Title IX didn’t just impact Cathy Bender-Jackson. It influenced her entire family.
Bender-Jackson was the first in her family to attend college when, in the wake of the landmark legislation, she became the second woman — and first African-American female — to receive a full athletic scholarship from Vanderbilt in 1978.
To her seven younger siblings, receiving a higher education was no longer an obstacle. They all followed in her footsteps and went to college.
“It changed the whole face of my family,” she said. “Education became important and I probably would not have ranked it nearly as high if I had not had a door opened for me through athletics.”
Title IX celebrated its 40th anniversary on Saturday and Bender-Jackson still feels the effects of the amendment that prohibited sex discrimination in education.
Thirty years removed from her collegiate basketball career, the Mt. Juliet native is a vice president and senior advisor for Merrill Lynch.
“I work now in a predominantly male environment and athletics gives women a much broader sense of how to survive,” Bender-Jackson said. “We’re very competitive. We’re self-motivated, self-starters. If you look around you, I’d say the vast majority of student-athletes really do very well.”
The numbers agree.
According to the Associated Press, a 2002 survey by Oppenheimer Funds found that 82 percent of female business executives played organized sports beyond elementary school.
Bender-Jackson nearly missed being part of that statistic.
After she was cut from her seventh and eighth grade teams, she had all but given up on basketball. She planned to try out for the cheerleading squad as a freshman at Mt. Juliet but finally made the team. In 1977, she helped lead the Golden Bears to the school’s first state championship in any sport.
She played with Mt. Juliet’s then-all-time leading scorer Sheila Johansson, who joined Bender-Jackson at Vanderbilt and actually was the first female athlete at Vanderbilt to receive a full scholarship.

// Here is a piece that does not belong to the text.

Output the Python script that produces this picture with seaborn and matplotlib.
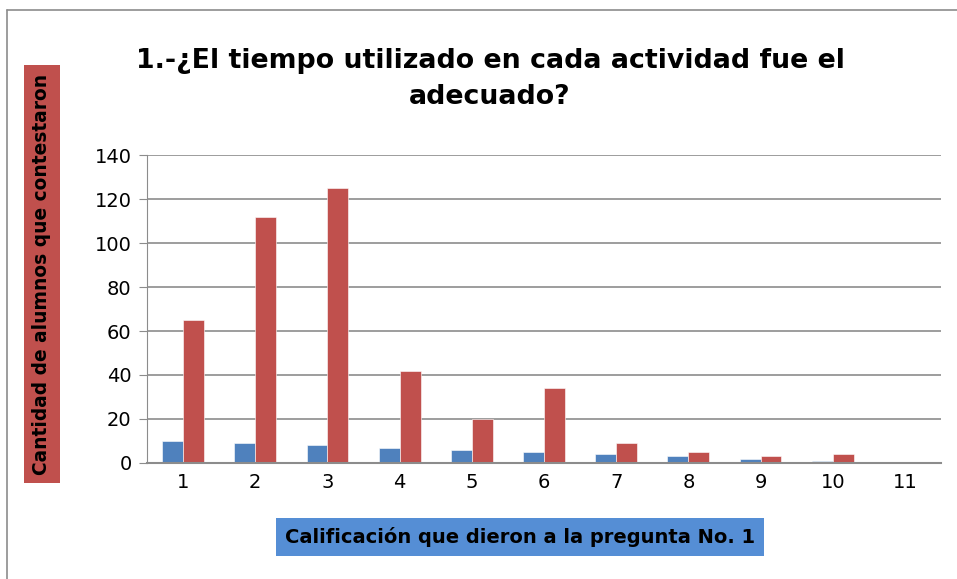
import numpy as np
import pandas as pd
import matplotlib
matplotlib.use('Agg')
import matplotlib.pyplot as plt
import seaborn as sns

# data
calificacion = [1, 2, 3, 4, 5, 6, 7, 8, 9, 10, 11]
serie_azul = [10, 9, 8, 7, 6, 5, 4, 3, 2, 1, 0]
serie_roja = [65, 112, 125, 42, 20, 34, 9, 5, 3, 4, 0]

df = pd.DataFrame({
    'calificacion': calificacion * 2,
    'cantidad': serie_azul + serie_roja,
    'serie': ['Serie1'] * len(calificacion) + ['Serie2'] * len(calificacion),
})

sns.set_style('white', {'text.color': 'black', 'xtick.color': 'black', 'ytick.color': 'black'})
plt.rcParams['font.family'] = ['DejaVu Sans']

fig = plt.figure(figsize=(9.57, 5.79), dpi=100)
ax = fig.add_axes([147 / 957, 1 - 463 / 579, (941 - 147) / 957, (463 - 155) / 579])

sns.barplot(data=df, x='calificacion', y='cantidad', hue='serie',
            palette=['#4F81BD', '#C0504D'], saturation=1, width=0.58, gap=0,
            edgecolor='white', linewidth=0.4, legend=False, ax=ax)

ax.set_ylim(0, 140)
ax.set_xlim(-0.5, len(calificacion) - 0.5)
ax.set_yticks(range(0, 141, 20))
ax.yaxis.grid(True, color='#8c8c8c', linewidth=1.2)
ax.set_axisbelow(True)
for s in ['top', 'right']:
    ax.spines[s].set_visible(False)
ax.spines['left'].set_color('#8c8c8c')
ax.spines['bottom'].set_color('#8c8c8c')
ax.spines['bottom'].set_linewidth(1.5)
ax.tick_params(axis='y', length=6, color='#8c8c8c', labelcolor='black', direction='out',
               labelsize=14, pad=5, left=True)
ax.tick_params(axis='x', length=0, labelcolor='black', labelsize=14, pad=7)
ax.set_xlabel('')
ax.set_ylabel('')

fig.text(490 / 957, 1 - 79 / 579, '1.-¿El tiempo utilizado en cada actividad fue el\nadecuado?',
         ha='center', va='center', fontsize=19.3, fontweight='bold', linespacing=1.55,
         color='black')

fig.text(42 / 957, 1 - 274 / 579, 'Cantidad de alumnos que contestaron', rotation=90,
         ha='center', va='center', fontsize=13.4, fontweight='bold', color='black',
         bbox=dict(boxstyle='square,pad=0.45', facecolor='#C0504D', edgecolor='none'))

fig.text(520 / 957, 1 - 537 / 579, 'Calificación que dieron a la pregunta No. 1',
         ha='center', va='center', fontsize=14, fontweight='bold', color='black',
         bbox=dict(boxstyle='square,pad=0.45', facecolor='#558ED5', edgecolor='none'))

# outer frame of the chart
fig.add_artist(plt.Line2D([7 / 957, 7 / 957], [0, 1 - 10 / 579], color='#8c8c8c', linewidth=1.2))
fig.add_artist(plt.Line2D([7 / 957, 1], [1 - 10 / 579, 1 - 10 / 579], color='#8c8c8c', linewidth=1.2))

fig.savefig('out.png', dpi=100)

“It was definitely a game-changer for both of us,” Bender-Jackson said. “When I got the scholarship offer that was the conversation we had: ‘This is a big deal and 10 years ago this probably wouldn’t have happened for you.’ I was an honors student. I would have attended some school probably but it would not have been Vanderbilt University. And it would have been a different road. When I left Vanderbilt I didn’t have loans.”
When Bender-Jackson arrived on campus, the women’s basketball program was one year old.
The Commodores improved every season she as there, reaching 20 wins for the first time in 1981-82. They also reached the postseason national tournament for the time in the last year of the Association for Intercollegiate Athletics for Women (AIAW) before the NCAA stepped in to run the tournament.
“When I look at that basketball program over there I feel like I’m a pioneer,” Bender-Jackson said. “When I see those girls hit the floor and they’re winning, I’ll always be a piece of that. It was a tough time. It is like anything else you integrate, it’s tough. But there is a lot of reward that comes with it.”
She continues to give back to the school that opened doors. She serves as board member of the Vanderbilt Alumni Association and recently co-chaired the school’s first African-American endowed scholarship.
She frequently visits campus for board meetings and notices how different — for the better — the school is because of Title IX.
She believes the legislation, which does not mention the words athletics or sports, impacted a broader spectrum. Well after she graduated, she continued to see the results on a social, educational and professional level.
“When I started at Merrill Lynch [in 1987] there were maybe 50 guys and me. I was the only female and generally the only black,” she said. “[Title IX] created a mindset that empowered women. It opened all kinds of avenues and I think the world reaps the benefits of those today.”